Fenomena singkatan ini menimbulkan pertanyaan linguistik yang menarik: mengapa masyarakat digital cenderung mempersingkat bahasa? Bagaimana singkatan tersebut memengaruhi pola komunikasi, dan apakah hal itu akan membawa dampak jangka panjang terhadap perkembangan bahasa Indonesia maupun bahasa lain di dunia? Salah satu alasan utama lahirnya singkatan adalah tuntutan efisiensi. Dalam komunikasi digital, terutama pada masa awal penggunaan SMS yang terbatas 160 karakter. Pengguna terbiasa menyingkat kata agar pesan tetap muat, misalnya kata nanti dipersingkat menjadi nnti, atau kamu menjadi km. Meskipun kini aplikasi pesan tidak lagi membatasi panjang teks, kebiasaan mempersingkat kata tetap bertahan.
Selain efisiensi, singkatan juga menciptakan kesan kecepatan dan keakraban. Bahasa digital sering kali digunakan secara spontan dan tidak formal. Maka, penggunaan singkatan menjadi wajar karena sesuai dengan konteks komunikasi yang santai.
Singkatan juga memiliki fungsi sosial. Setiap komunitas digital sering kali menciptakan singkatan khas sebagai penanda identitas kelompok. Misalnya, dalam dunia gim daring (online games), muncul istilah seperti AFK (away from keyboard), noob (pemain pemula), atau GG (good game). Dalam kalangan anak muda Indonesia, kita sering menemukan kata OTW (on the way), PC (personal chat), atau JD (jadi).
Penggunaan singkatan ini memperkuat rasa kebersamaan dan solidaritas antaranggota komunitas. Orang yang memahami singkatan tertentu dianggap “bagian dari dalam,” sementara mereka yang tidak memahami bisa dianggap “orang luar.” Dengan kata lain, singkatan berfungsi sebagai marker of identity dalam interaksi digital.
Fenomena bahasa singkatan menimbulkan pro dan kontra di masyarakat.

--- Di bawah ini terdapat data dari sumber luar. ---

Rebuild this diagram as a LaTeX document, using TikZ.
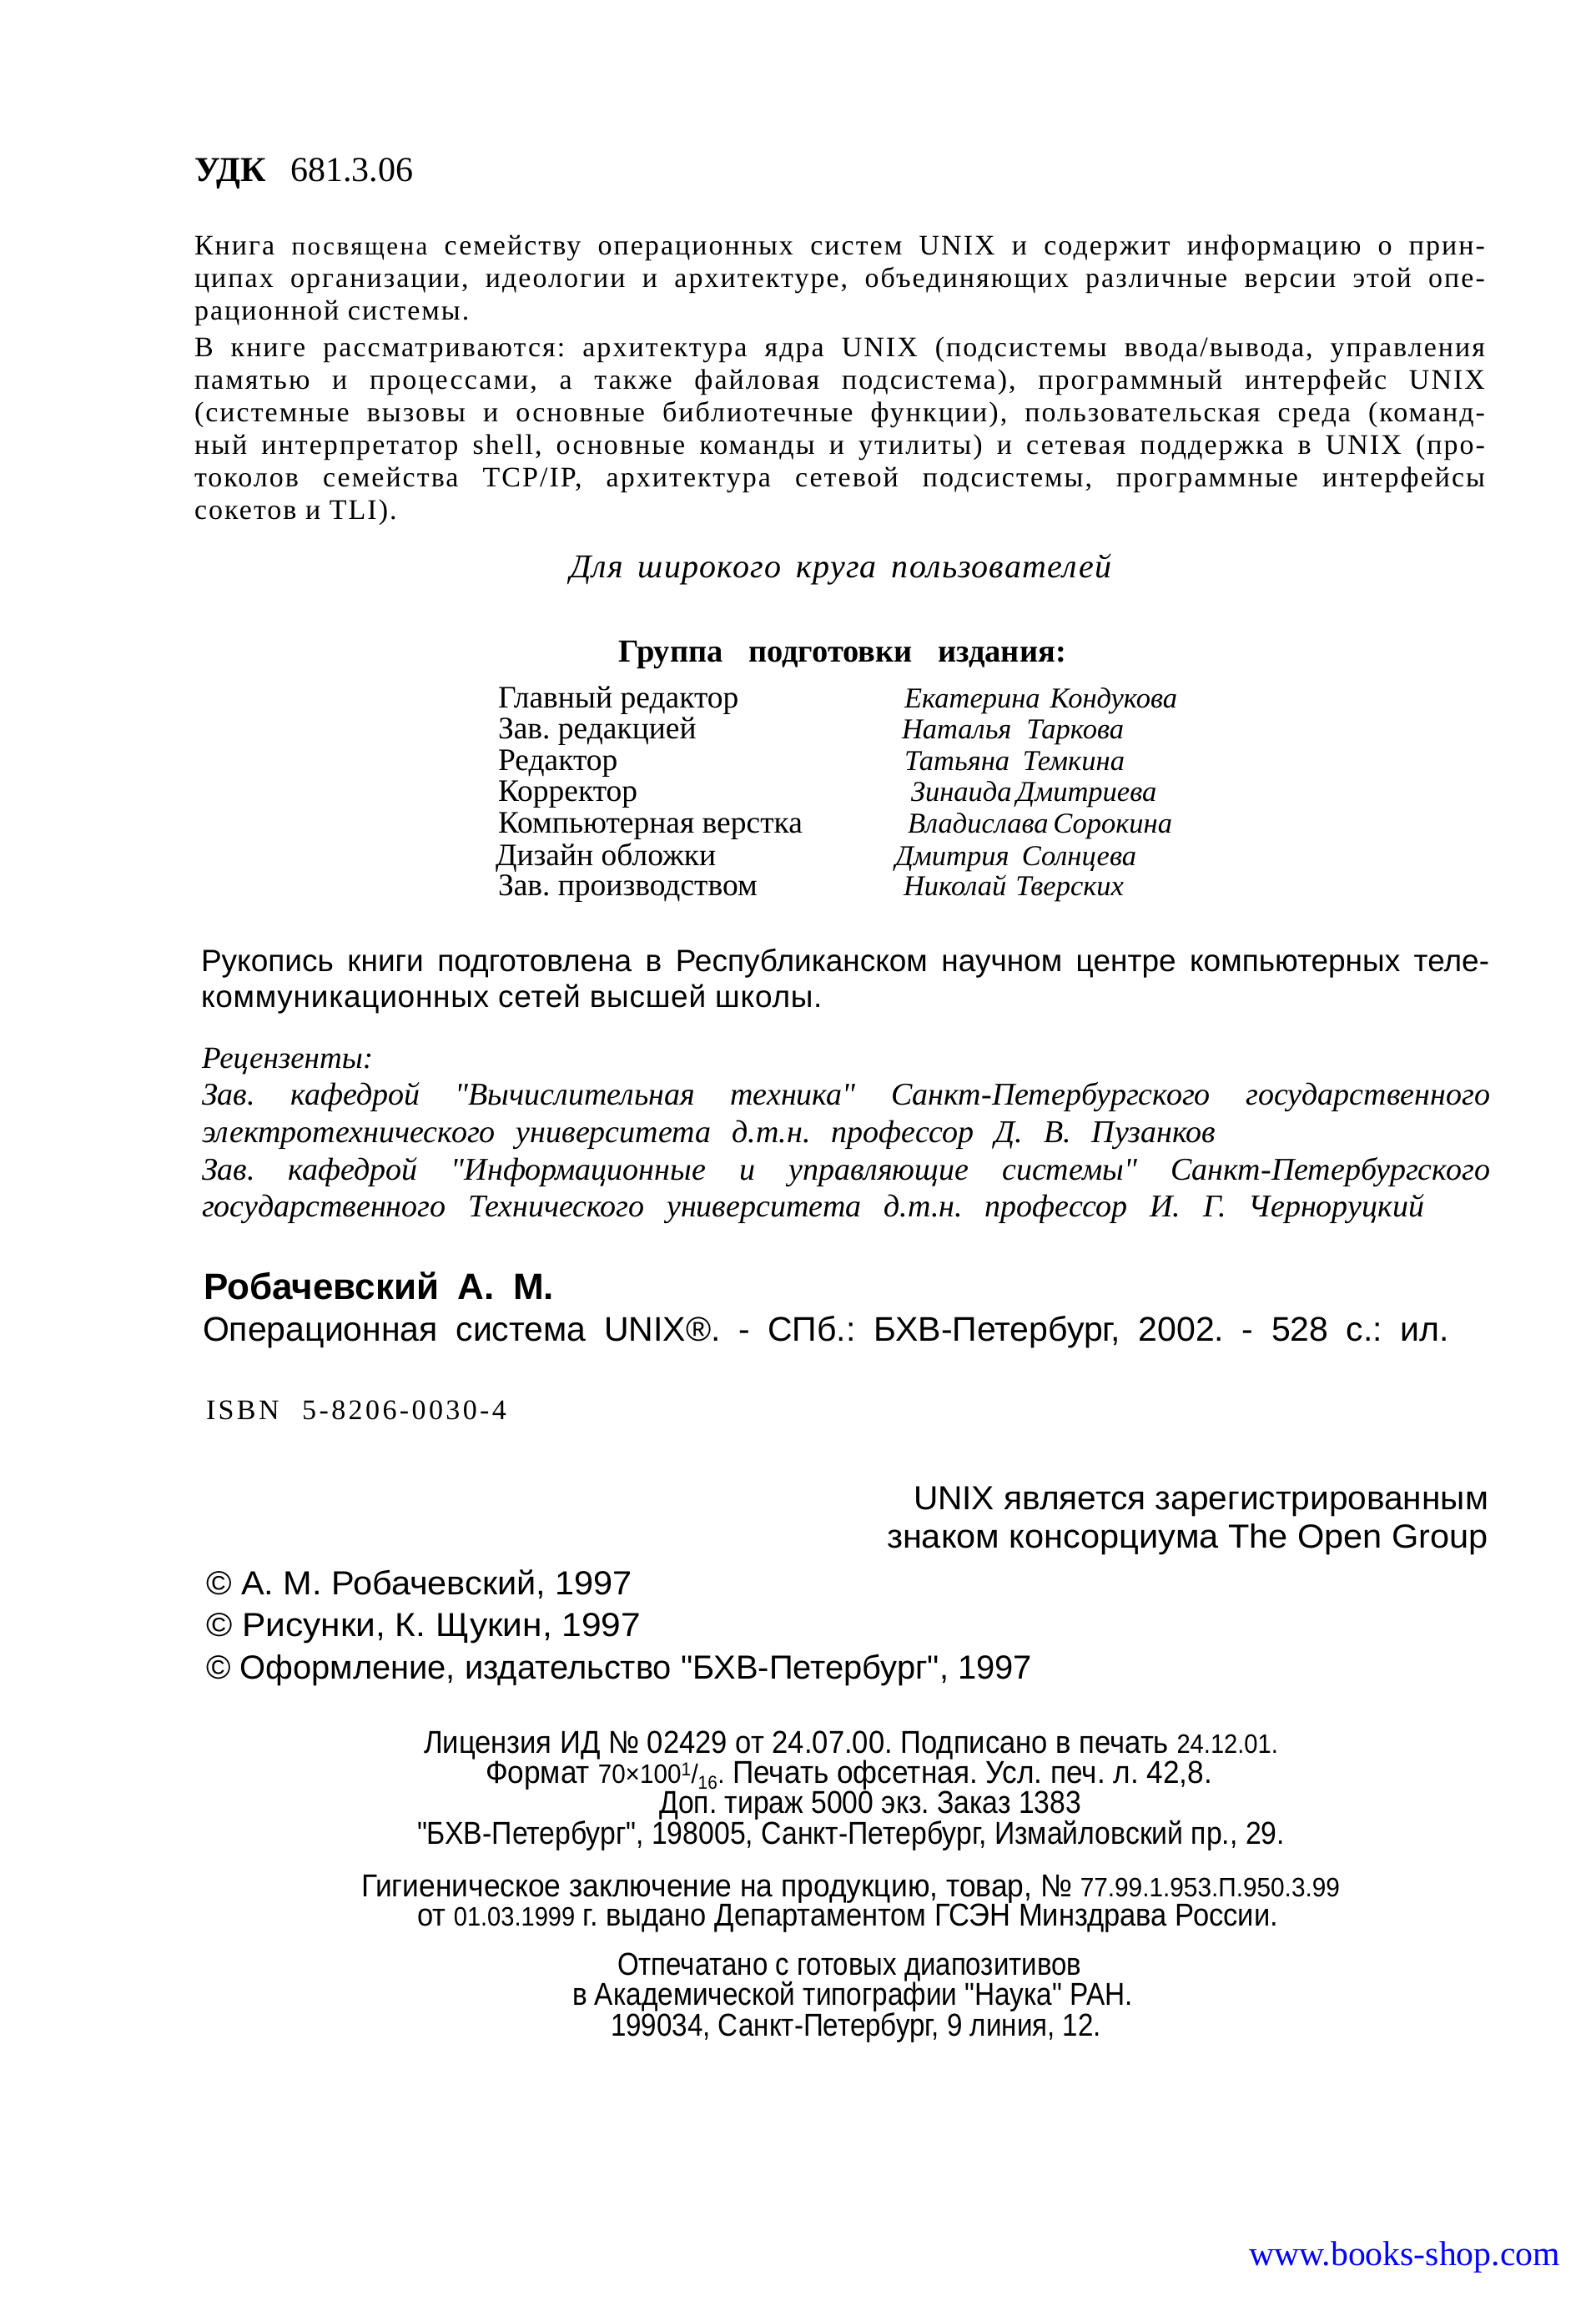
\documentclass[tikz,border=0pt]{standalone}
\usepackage{fontspec}
\usepackage{graphicx}
\setmainfont{Liberation Serif}
\newfontfamily\sansf{Liberation Sans}
\definecolor{linkblue}{RGB}{0,0,255}
\frenchspacing
\newcommand\fsz[1]{\fontsize{#1}{#1}\selectfont}
\newcommand\ls[1]{\addfontfeature{LetterSpace=#1}}
\newcommand\jline[2]{\makebox[#1pt][s]{#2}}
\newcommand\fitline[2]{\resizebox{#1pt}{\height}{#2}}
\newcommand\smd[1]{{\fontsize{32}{32}\selectfont #1}}
\newcommand\dq{\textquotedbl}
\tikzset{
  txt/.style={anchor=base west,inner sep=0pt,outer sep=0pt},
  body/.style={txt,font=\fsz{34}\ls{6}},
  tabl/.style={txt,font=\fsz{37.5}},
  tabr/.style={txt,font=\fsz{34.5}\itshape},
  revw/.style={txt,font=\fsz{38}\itshape},
  sansl/.style={txt,font=\sansf\fsz{37}},
  copyl/.style={txt,font=\sansf\fsz{40}},
  licl/.style={txt,font=\sansf\fsz{38}},
}
\begin{document}
\begin{tikzpicture}[x=1pt,y=-1pt]
\path[fill=white,use as bounding box] (0,0) rectangle (1913,2758);

% UDK
\node[txt,font=\fsz{42}] (udk) at (233,217) {\jline{262}{{\bfseries УДК} 681.3.06}};

% paragraph 1
\node[body] (p1a) at (233,305) {\jline{1547}{Книга {\fsz{31}\ls{8}посвящена} семейству операционных систем UNIX и содержит информацию о прин-}};
\node[body] (p1b) at (233,344) {\jline{1547}{ципах организации, идеологии и архитектуре, объединяющих различные версии этой опе-}};
\node[body] (p1c) at (233,383) {рационной системы.};

% paragraph 2
\node[body] (p2a) at (233,427) {\jline{1547}{В книге рассматриваются: архитектура ядра UNIX (подсистемы ввода/вывода, управления}};
\node[body] (p2b) at (233,466) {\jline{1547}{памятью и процессами, а также файловая подсистема), программный интерфейс UNIX}};
\node[body] (p2c) at (233,505) {\jline{1547}{(системные вызовы и основные библиотечные функции), пользовательская среда (команд-}};
\node[body] (p2d) at (233,544) {\jline{1547}{ный интерпретатор shell, основные команды и утилиты) и сетевая поддержка в UNIX (про-}};
\node[body] (p2e) at (233,583) {\jline{1547}{токолов семейства TCP/IP, архитектура сетевой подсистемы, программные интерфейсы}};
\node[body] (p2f) at (233,622) {сокетов и TLI).};

% audience
\node[txt,font=\fsz{40}\itshape\ls{3}] (aud) at (683,692) {\jline{649}{Для широкого круга пользователей}};

% group heading
\node[txt,font=\fsz{38.5}\bfseries] (grp) at (741,793) {\jline{537}{Группа подготовки издания:}};

% table
\node[tabl] (l1) at (597,848) {Главный редактор};
\node[tabl] (l2) at (597,885) {Зав. редакцией};
\node[tabl] (l3) at (597,923) {Редактор};
\node[tabl] (l4) at (597,960) {Корректор};
\node[tabl] (l5) at (597,998) {Компьютерная верстка};
\node[tabl] (l6) at (594,1037) {Дизайн обложки};
\node[tabl] (l7) at (597,1073) {Зав. производством};
\node[tabr] (r1) at (1084,848) {\jline{327}{Екатерина Кондукова}};
\node[tabr] (r2) at (1081,885) {\jline{266}{Наталья Таркова}};
\node[tabr] (r3) at (1084,923) {\jline{264}{Татьяна Темкина}};
\node[tabr] (r4) at (1092,960) {\jline{284}{Зинаида Дмитриева}};
\node[tabr] (r5) at (1088,998) {\jline{310}{Владислава Сорокина}};
\node[tabr] (r6) at (1073,1037) {\jline{289}{Дмитрия Солнцева}};
\node[tabr] (r7) at (1083,1073) {\jline{264}{Николай Тверских}};

% manuscript
\node[sansl] (m1) at (241,1164) {\jline{1544}{Рукопись книги подготовлена в Республиканском научном центре компьютерных теле-}};
\node[sansl,font=\sansf\fsz{37}\ls{2}] (m2) at (241,1207) {коммуникационных сетей высшей школы.};

% reviewers
\node[revw,font=\fsz{37}\itshape] (rv0) at (242,1280) {Рецензенты:};
\node[revw] (rv1) at (242,1324) {\jline{1544}{Зав. кафедрой \dq Вычислительная техника\dq{} Санкт-Петербургского государственного}};
\node[revw] (rv2) at (242,1369) {\jline{1215}{электротехнического университета д.т.н. профессор Д. В. Пузанков}};
\node[revw] (rv3) at (242,1414) {\jline{1544}{Зав. кафедрой \dq Информационные и управляющие системы\dq{} Санкт-Петербургского}};
\node[revw] (rv4) at (242,1458) {\jline{1465}{государственного Технического университета д.т.н. профессор И. Г. Черноруцкий}};

% author and title
\node[txt,font=\sansf\fsz{44}\bfseries] (auth) at (244,1557) {\jline{420}{Робачевский А. М.}};
\node[txt,font=\sansf\fsz{41}] (ttl) at (243,1607) {\jline{1494}{Операционная система UNIX®. - СПб.: БХВ-Петербург, 2002. - 528 с.: ил.}};

% ISBN
\node[txt,font=\fsz{34}\ls{10}] (isbn) at (247,1701) {\jline{360}{ISBN 5-8206-0030-4}};

% trademark
\node[copyl] (tm1) at (1095,1809) {\fitline{689}{UNIX является зарегистрированным}};
\node[copyl] (tm2) at (1063,1855) {\fitline{721}{знаком консорциума The Open Group}};

% copyrights
\node[copyl] (c1) at (247,1911) {\fitline{511}{© А. М. Робачевский, 1997}};
\node[copyl] (c2) at (247,1961) {\fitline{521}{© Рисунки, К. Щукин, 1997}};
\node[copyl] (c3) at (247,2012) {\fitline{990}{© Оформление, издательство "БХВ-Петербург", 1997}};

% license block
\node[licl] (k1) at (508,2101) {\fitline{1024}{Лицензия ИД № 02429 от 24.07.00. Подписано в печать \smd{24.12.01.}}};
\node[licl] (k2) at (582,2137) {\fitline{871}{Формат \smd{70×100\textsuperscript{1}/\textsubscript{16}.} Печать офсетная. Усл. печ. л. 42,8.}};
\node[licl] (k3) at (790,2173) {\fitline{506}{Доп. тираж 5000 экз. Заказ 1383}};
\node[licl] (k4) at (500,2210) {\fitline{1040}{"БХВ-Петербург", 198005, Санкт-Петербург, Измайловский пр., 29.}};
\node[licl] (k5) at (433,2273) {\fitline{1173}{Гигиеническое заключение на продукцию, товар, № \smd{77.99.1.953.П.950.3.99}}};
\node[licl] (k6) at (500,2308) {\fitline{1032}{от \smd{01.03.1999} г. выдано Департаментом ГСЭН Минздрава России.}};
\node[licl] (k7) at (740,2367) {\fitline{556}{Отпечатано с готовых диапозитивов}};
\node[licl] (k8) at (686,2403) {\fitline{672}{в Академической типографии "Наука" РАН.}};
\node[licl] (k9) at (732,2440) {\fitline{588}{199034, Санкт-Петербург, 9 линия, 12.}};

% web address
\node[txt,font=\fsz{41.5},text=linkblue] (www) at (1497,2715) {\fitline{373}{www.books-shop.com}};
\end{tikzpicture}
\end{document}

Sebagian pihak menganggapnya sebagai ancaman terhadap kemurnian bahasa Indonesia. Jika generasi muda terbiasa menggunakan bentuk singkatan, dikhawatirkan mereka akan kesulitan membedakan antara bahasa formal dan informal. Hal ini berpotensi memengaruhi kualitas tulisan akademis, karya ilmiah, hingga komunikasi resmi.
Namun, di sisi lain, fenomena ini dapat dipandang sebagai bagian dari kreativitas berbahasa. Bahasa selalu hidup dan berkembang. Singkatan hanyalah salah satu bentuk inovasi yang muncul karena pengaruh teknologi. Dalam sejarah bahasa, singkatan bukanlah hal baru. Bahasa Indonesia mengenal bentuk akronim resmi, seperti LAN (Local Area Network), KTP (Kartu Tanda Penduduk), atau HP (Handphone). Perbedaannya, singkatan dalam dunia digital muncul secara spontan dan lebih cair tanpa aturan baku.
Tantangan terbesar fenomena ini adalah menjaga keseimbangan antara penggunaan bahasa singkatan dan kemampuan menggunakan bahasa formal. Generasi muda harus menyadari konteks kapan singkatan bisa dipakai, dan kapan harus ditinggalkan, misalnya singkatan wajar dalam percakapan chat atau komentar media sosial, tetapi tidak tepat digunakan dalam surat lamaran kerja atau penulisan ilmiah.
Di sisi lain, fenomena singkatan bisa menjadi bahan kajian menarik bagi linguistik modern. Analisis terhadap singkatan dapat membuka wawasan tentang kreativitas, kecepatan adaptasi, hingga identitas sosial masyarakat digital. Bahkan, beberapa singkatan digital sudah masuk ke dalam kamus bahasa, menandakan bahwa bahasa formal pun bisa menerima perubahan yang lahir dari dunia maya.
Bahasa yang dipersingkat merupakan cermin dari zaman yang serba cepat, instan, dan digital. Singkatan tidak sekadar soal pemotongan kata, tetapi juga mencerminkan cara berpikir, berinteraksi, dan membangun identitas di dunia maya. Tantangan kita bukanlah menolak fenomena ini, melainkan mengarahkan penggunaannya agar tidak menggerus kemampuan berbahasa formal. Dengan demikian, singkatan dapat dilihat sebagai bagian dari dinamika bahasa, bukan ancaman bagi keberlangsungannya.
Bahasa selalu hidup bersama manusia. Selama ada komunikasi, bahasa akan terus berubah, beradaptasi, dan menemukan bentuk-bentuk baru. Singkatan hanyalah salah satu wajah dari perubahan yang lahir dari dunia digital namun tetap memiliki tempat dalam sejarah perkembangan bahasa.